» Problem statement:
Write out all of the lines below, exactly and completely.

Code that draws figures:
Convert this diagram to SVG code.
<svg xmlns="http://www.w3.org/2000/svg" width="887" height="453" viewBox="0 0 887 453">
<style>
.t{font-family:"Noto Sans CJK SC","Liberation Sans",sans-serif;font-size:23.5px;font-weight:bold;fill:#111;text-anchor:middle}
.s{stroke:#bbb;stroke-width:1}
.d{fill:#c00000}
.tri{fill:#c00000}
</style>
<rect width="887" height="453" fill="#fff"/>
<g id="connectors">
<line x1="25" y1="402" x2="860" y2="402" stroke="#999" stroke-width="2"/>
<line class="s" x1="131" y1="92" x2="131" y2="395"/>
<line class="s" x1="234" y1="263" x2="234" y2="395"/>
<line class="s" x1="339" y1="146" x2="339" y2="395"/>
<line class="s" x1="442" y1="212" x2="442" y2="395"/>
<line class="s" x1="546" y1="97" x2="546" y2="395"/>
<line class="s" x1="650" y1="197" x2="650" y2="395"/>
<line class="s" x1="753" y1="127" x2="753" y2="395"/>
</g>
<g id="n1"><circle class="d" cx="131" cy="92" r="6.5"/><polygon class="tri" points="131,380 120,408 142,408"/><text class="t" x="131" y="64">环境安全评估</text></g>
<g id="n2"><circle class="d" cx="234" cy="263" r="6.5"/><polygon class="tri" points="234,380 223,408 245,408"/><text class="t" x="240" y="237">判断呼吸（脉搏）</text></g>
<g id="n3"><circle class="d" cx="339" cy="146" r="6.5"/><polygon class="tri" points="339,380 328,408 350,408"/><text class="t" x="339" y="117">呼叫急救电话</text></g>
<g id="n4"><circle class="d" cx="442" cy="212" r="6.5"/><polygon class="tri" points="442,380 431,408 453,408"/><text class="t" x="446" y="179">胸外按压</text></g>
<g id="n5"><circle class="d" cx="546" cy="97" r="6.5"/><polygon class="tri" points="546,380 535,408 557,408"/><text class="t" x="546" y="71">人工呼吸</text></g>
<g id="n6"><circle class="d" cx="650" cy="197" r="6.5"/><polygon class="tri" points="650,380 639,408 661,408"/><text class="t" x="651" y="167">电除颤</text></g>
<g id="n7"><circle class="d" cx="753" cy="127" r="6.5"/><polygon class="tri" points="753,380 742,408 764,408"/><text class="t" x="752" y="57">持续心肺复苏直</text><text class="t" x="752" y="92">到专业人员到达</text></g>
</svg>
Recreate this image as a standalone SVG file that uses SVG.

» The solution:
Convert this diagram to SVG code.
<svg xmlns="http://www.w3.org/2000/svg" width="887" height="453" viewBox="0 0 887 453">
<style>
.t{font-family:"Noto Sans CJK SC","Liberation Sans",sans-serif;font-size:23.5px;font-weight:bold;fill:#111;text-anchor:middle}
.s{stroke:#bbb;stroke-width:1}
.d{fill:#c00000}
.tri{fill:#c00000}
</style>
<rect width="887" height="453" fill="#fff"/>
<g id="connectors">
<line x1="25" y1="402" x2="860" y2="402" stroke="#999" stroke-width="2"/>
<line class="s" x1="131" y1="92" x2="131" y2="395"/>
<line class="s" x1="234" y1="263" x2="234" y2="395"/>
<line class="s" x1="339" y1="146" x2="339" y2="395"/>
<line class="s" x1="442" y1="212" x2="442" y2="395"/>
<line class="s" x1="546" y1="97" x2="546" y2="395"/>
<line class="s" x1="650" y1="197" x2="650" y2="395"/>
<line class="s" x1="753" y1="127" x2="753" y2="395"/>
</g>
<g id="n1"><circle class="d" cx="131" cy="92" r="6.5"/><polygon class="tri" points="131,380 120,408 142,408"/><text class="t" x="131" y="64">环境安全评估</text></g>
<g id="n2"><circle class="d" cx="234" cy="263" r="6.5"/><polygon class="tri" points="234,380 223,408 245,408"/><text class="t" x="240" y="237">判断呼吸（脉搏）</text></g>
<g id="n3"><circle class="d" cx="339" cy="146" r="6.5"/><polygon class="tri" points="339,380 328,408 350,408"/><text class="t" x="339" y="117">呼叫急救电话</text></g>
<g id="n4"><circle class="d" cx="442" cy="212" r="6.5"/><polygon class="tri" points="442,380 431,408 453,408"/><text class="t" x="446" y="179">胸外按压</text></g>
<g id="n5"><circle class="d" cx="546" cy="97" r="6.5"/><polygon class="tri" points="546,380 535,408 557,408"/><text class="t" x="546" y="71">人工呼吸</text></g>
<g id="n6"><circle class="d" cx="650" cy="197" r="6.5"/><polygon class="tri" points="650,380 639,408 661,408"/><text class="t" x="651" y="167">电除颤</text></g>
<g id="n7"><circle class="d" cx="753" cy="127" r="6.5"/><polygon class="tri" points="753,380 742,408 764,408"/><text class="t" x="752" y="57">持续心肺复苏直</text><text class="t" x="752" y="92">到专业人员到达</text></g>
</svg>
Recreate this image as a standalone SVG file that uses SVG.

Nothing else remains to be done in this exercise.